> _Requirements_: Retype every line from the start of the entries below down to the line with "plt.rcParams['font.family'] = ['Liberation", both ends included; skip the pictures.

> _Material_:
==*==

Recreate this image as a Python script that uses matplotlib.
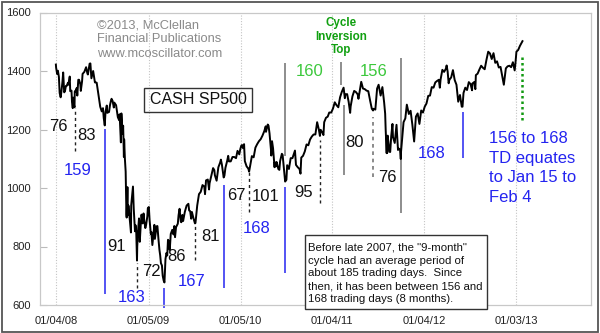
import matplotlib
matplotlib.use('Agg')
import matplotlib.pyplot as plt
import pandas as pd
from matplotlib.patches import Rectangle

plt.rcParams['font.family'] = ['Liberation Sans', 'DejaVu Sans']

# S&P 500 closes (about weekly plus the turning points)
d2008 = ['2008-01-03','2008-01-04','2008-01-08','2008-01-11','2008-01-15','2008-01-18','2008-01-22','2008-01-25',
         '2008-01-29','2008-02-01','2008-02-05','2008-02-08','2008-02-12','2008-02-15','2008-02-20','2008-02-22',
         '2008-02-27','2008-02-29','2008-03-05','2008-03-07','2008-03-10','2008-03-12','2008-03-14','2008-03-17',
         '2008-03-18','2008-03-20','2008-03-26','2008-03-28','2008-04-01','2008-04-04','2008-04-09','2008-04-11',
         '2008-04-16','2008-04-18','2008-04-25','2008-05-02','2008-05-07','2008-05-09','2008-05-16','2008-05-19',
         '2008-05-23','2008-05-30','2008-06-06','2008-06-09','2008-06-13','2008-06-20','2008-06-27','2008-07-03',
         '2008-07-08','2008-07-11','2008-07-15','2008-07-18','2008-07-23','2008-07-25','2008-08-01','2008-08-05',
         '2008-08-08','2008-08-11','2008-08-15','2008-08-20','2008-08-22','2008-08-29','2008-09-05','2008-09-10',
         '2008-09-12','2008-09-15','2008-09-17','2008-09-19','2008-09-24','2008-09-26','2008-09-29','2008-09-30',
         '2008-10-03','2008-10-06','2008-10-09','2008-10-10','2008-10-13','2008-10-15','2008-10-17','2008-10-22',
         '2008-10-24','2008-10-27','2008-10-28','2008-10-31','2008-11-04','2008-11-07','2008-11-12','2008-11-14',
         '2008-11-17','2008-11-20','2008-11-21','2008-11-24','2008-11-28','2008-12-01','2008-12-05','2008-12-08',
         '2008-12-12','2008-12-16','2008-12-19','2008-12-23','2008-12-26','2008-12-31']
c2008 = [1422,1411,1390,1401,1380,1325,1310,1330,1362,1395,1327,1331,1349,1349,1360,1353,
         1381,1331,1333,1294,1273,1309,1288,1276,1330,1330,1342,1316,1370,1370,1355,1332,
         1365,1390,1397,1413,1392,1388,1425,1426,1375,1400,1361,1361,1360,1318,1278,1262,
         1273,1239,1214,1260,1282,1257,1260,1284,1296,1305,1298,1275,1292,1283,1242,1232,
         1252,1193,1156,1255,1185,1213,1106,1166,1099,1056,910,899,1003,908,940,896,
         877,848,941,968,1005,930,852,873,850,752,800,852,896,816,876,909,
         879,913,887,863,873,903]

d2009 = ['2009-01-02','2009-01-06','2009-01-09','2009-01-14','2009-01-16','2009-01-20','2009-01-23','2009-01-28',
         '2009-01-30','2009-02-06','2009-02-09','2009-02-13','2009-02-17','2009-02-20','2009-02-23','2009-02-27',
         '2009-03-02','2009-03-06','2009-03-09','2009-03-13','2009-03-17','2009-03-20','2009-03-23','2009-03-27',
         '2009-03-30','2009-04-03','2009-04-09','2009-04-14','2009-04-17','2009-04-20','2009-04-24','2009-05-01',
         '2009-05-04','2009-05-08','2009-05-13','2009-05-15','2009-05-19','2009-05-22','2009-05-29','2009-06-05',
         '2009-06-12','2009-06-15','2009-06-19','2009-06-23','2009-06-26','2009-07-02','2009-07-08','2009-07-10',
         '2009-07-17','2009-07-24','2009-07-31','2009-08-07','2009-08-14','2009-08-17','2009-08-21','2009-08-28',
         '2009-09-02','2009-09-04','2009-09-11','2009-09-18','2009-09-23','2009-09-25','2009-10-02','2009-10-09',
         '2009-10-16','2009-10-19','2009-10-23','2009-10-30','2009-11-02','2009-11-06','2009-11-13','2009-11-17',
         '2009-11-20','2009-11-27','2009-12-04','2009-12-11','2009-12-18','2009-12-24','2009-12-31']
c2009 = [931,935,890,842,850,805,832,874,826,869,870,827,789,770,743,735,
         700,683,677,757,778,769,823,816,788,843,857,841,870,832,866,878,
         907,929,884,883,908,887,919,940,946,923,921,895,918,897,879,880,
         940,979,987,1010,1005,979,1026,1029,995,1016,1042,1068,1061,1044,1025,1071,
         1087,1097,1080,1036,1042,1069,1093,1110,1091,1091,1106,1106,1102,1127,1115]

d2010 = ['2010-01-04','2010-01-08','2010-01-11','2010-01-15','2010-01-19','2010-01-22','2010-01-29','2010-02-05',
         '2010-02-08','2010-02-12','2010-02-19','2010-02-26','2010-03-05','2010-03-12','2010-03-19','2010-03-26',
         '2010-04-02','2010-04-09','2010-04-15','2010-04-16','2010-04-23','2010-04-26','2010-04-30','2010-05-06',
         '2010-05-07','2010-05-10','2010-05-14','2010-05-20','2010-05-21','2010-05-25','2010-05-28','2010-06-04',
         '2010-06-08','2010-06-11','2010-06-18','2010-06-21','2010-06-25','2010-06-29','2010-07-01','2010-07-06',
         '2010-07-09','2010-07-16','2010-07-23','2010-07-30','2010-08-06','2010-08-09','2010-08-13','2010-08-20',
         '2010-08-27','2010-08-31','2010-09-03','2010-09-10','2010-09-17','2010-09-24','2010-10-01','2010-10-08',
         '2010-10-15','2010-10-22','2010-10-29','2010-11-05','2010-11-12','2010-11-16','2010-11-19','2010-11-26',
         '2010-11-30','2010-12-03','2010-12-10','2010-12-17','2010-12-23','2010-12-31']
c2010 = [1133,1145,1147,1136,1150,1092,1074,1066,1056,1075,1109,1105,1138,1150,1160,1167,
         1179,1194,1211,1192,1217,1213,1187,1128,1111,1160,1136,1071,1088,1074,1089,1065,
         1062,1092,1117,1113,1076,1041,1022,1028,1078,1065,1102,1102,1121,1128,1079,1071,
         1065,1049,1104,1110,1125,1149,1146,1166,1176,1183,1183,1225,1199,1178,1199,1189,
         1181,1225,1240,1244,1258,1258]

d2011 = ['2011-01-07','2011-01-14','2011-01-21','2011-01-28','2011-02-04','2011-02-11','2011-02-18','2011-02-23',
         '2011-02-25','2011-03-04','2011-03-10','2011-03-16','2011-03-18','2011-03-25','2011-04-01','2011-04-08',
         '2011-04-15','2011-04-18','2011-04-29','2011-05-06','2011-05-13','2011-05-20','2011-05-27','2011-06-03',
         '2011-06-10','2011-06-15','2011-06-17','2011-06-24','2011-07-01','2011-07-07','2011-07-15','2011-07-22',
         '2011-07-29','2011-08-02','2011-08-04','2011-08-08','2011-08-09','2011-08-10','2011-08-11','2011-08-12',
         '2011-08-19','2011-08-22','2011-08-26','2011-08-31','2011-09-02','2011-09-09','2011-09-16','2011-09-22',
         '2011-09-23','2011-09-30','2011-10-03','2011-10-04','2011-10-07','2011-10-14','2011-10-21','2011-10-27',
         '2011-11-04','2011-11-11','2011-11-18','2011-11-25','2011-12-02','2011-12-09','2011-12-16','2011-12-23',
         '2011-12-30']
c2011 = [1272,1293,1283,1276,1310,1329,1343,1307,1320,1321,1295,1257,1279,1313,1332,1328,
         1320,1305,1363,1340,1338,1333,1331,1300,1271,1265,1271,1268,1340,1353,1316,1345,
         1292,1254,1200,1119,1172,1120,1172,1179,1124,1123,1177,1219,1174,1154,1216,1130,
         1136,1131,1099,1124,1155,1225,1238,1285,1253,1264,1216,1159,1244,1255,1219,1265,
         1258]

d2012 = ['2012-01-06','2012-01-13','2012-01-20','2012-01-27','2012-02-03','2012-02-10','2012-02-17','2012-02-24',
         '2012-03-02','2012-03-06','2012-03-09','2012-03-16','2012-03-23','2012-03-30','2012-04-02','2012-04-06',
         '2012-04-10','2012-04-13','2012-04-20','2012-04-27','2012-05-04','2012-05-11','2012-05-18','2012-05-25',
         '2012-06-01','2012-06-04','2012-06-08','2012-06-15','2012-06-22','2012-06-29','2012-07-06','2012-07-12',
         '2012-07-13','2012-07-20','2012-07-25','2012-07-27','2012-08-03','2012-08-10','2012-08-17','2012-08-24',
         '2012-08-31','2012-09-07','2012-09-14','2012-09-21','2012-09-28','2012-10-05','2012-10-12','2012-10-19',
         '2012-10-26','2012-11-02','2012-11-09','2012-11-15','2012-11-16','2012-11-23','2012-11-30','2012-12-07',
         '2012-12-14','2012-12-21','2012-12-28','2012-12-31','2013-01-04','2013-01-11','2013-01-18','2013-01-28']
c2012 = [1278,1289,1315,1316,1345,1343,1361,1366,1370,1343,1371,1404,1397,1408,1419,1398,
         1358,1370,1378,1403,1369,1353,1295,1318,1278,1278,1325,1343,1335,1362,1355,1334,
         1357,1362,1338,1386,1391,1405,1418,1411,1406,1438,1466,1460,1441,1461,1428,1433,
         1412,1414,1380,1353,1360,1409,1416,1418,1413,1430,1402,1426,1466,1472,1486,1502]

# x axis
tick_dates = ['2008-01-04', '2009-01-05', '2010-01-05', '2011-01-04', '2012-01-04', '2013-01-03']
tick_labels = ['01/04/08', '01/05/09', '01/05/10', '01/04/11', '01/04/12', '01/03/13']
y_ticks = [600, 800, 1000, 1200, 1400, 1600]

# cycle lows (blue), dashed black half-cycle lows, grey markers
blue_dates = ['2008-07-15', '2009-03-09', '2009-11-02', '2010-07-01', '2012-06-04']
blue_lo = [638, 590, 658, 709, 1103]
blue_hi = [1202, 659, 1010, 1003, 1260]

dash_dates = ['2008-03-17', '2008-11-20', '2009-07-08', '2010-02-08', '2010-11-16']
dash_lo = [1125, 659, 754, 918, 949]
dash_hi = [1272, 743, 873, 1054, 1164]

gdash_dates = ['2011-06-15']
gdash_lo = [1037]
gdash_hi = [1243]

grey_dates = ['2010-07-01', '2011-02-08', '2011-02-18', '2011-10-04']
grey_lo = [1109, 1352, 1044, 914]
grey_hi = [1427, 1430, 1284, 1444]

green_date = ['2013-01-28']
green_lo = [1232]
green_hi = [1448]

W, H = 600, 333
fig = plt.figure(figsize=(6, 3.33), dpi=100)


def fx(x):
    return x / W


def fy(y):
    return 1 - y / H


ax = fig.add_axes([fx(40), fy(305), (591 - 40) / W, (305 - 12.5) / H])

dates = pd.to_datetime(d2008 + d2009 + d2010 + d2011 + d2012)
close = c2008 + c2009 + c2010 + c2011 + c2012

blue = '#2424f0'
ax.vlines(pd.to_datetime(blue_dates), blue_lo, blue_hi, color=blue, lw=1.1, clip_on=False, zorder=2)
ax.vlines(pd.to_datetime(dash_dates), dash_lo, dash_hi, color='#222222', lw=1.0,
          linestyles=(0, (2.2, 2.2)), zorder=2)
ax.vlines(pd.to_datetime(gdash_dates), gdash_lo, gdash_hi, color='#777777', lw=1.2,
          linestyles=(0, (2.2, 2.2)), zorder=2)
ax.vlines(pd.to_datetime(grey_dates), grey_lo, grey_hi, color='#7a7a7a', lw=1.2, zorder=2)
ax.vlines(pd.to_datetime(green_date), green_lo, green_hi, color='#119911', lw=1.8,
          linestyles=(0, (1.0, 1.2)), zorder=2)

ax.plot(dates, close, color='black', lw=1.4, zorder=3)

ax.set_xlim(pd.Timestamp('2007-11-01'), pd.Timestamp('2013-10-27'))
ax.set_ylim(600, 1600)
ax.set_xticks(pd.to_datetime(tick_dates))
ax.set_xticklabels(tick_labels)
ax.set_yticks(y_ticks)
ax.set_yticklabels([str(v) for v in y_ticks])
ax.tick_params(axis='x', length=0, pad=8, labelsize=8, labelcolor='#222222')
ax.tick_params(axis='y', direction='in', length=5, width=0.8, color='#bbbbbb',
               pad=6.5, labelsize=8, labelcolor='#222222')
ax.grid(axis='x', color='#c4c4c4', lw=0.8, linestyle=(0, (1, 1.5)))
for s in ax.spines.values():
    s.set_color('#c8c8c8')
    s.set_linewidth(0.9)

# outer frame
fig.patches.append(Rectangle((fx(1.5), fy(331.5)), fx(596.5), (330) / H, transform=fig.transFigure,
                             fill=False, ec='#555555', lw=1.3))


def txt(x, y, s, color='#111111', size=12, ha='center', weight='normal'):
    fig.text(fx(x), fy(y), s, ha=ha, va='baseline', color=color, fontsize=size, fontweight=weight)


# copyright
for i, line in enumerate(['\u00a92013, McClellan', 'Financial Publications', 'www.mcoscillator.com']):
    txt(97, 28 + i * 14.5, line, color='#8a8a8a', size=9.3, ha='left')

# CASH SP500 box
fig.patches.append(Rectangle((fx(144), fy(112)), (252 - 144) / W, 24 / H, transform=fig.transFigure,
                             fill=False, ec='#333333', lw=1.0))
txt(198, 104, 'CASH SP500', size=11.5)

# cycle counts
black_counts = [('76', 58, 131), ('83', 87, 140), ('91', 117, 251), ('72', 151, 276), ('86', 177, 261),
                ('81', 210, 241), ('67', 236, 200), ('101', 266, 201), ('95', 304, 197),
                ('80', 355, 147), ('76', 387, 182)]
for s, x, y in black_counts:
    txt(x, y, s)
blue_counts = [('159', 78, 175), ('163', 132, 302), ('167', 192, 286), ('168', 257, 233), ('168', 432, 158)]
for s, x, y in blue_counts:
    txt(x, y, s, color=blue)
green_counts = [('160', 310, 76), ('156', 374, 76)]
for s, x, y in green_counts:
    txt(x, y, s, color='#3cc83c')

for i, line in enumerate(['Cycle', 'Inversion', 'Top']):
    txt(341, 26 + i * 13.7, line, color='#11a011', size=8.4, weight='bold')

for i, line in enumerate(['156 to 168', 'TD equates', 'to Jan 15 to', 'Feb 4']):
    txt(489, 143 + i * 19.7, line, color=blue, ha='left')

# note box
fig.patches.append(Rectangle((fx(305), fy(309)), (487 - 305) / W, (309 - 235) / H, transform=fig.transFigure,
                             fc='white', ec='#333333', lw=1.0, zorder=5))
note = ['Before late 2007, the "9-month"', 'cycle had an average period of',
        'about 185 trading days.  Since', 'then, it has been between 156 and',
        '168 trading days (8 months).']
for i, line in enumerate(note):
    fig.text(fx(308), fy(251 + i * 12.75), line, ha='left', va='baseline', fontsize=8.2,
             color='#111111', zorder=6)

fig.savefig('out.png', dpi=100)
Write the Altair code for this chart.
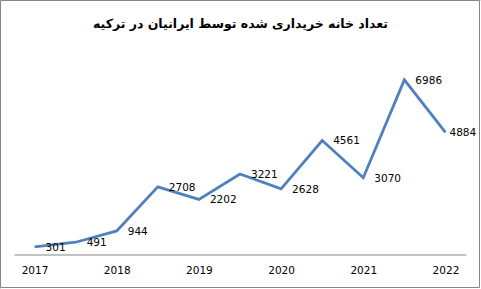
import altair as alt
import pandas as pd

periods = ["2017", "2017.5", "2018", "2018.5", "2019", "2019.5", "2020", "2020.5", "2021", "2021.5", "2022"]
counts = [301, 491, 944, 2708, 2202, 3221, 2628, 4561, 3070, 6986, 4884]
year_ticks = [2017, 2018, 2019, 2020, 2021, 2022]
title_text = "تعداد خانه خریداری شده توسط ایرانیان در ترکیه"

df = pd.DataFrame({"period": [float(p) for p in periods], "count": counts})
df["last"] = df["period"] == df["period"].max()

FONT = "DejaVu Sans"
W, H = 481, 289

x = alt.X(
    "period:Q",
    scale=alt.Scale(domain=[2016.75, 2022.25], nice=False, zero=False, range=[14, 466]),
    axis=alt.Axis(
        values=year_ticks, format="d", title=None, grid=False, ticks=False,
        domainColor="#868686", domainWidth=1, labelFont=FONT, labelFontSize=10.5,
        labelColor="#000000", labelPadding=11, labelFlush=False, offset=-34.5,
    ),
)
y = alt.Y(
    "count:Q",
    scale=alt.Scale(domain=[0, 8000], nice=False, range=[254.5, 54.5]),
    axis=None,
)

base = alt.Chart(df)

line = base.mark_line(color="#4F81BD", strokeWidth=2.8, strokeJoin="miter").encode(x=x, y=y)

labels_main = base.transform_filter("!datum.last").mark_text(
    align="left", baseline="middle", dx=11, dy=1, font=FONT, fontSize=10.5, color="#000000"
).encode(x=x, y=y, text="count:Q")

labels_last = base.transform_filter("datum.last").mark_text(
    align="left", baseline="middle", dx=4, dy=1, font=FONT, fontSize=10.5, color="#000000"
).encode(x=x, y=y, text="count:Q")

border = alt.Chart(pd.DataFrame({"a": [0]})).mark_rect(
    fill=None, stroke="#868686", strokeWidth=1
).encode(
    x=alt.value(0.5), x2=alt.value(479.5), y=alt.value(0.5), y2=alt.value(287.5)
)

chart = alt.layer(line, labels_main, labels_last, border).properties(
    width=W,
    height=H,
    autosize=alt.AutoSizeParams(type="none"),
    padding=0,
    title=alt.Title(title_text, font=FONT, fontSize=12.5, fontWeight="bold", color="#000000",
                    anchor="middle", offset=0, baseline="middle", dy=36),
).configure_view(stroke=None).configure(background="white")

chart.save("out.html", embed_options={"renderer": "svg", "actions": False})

==*==

> _Right answer_:
Recreate this image as a Python script that uses matplotlib.
import matplotlib
matplotlib.use('Agg')
import matplotlib.pyplot as plt
import pandas as pd
from matplotlib.patches import Rectangle

plt.rcParams['font.family'] = ['Liberation Sans', 'DejaVu Sans']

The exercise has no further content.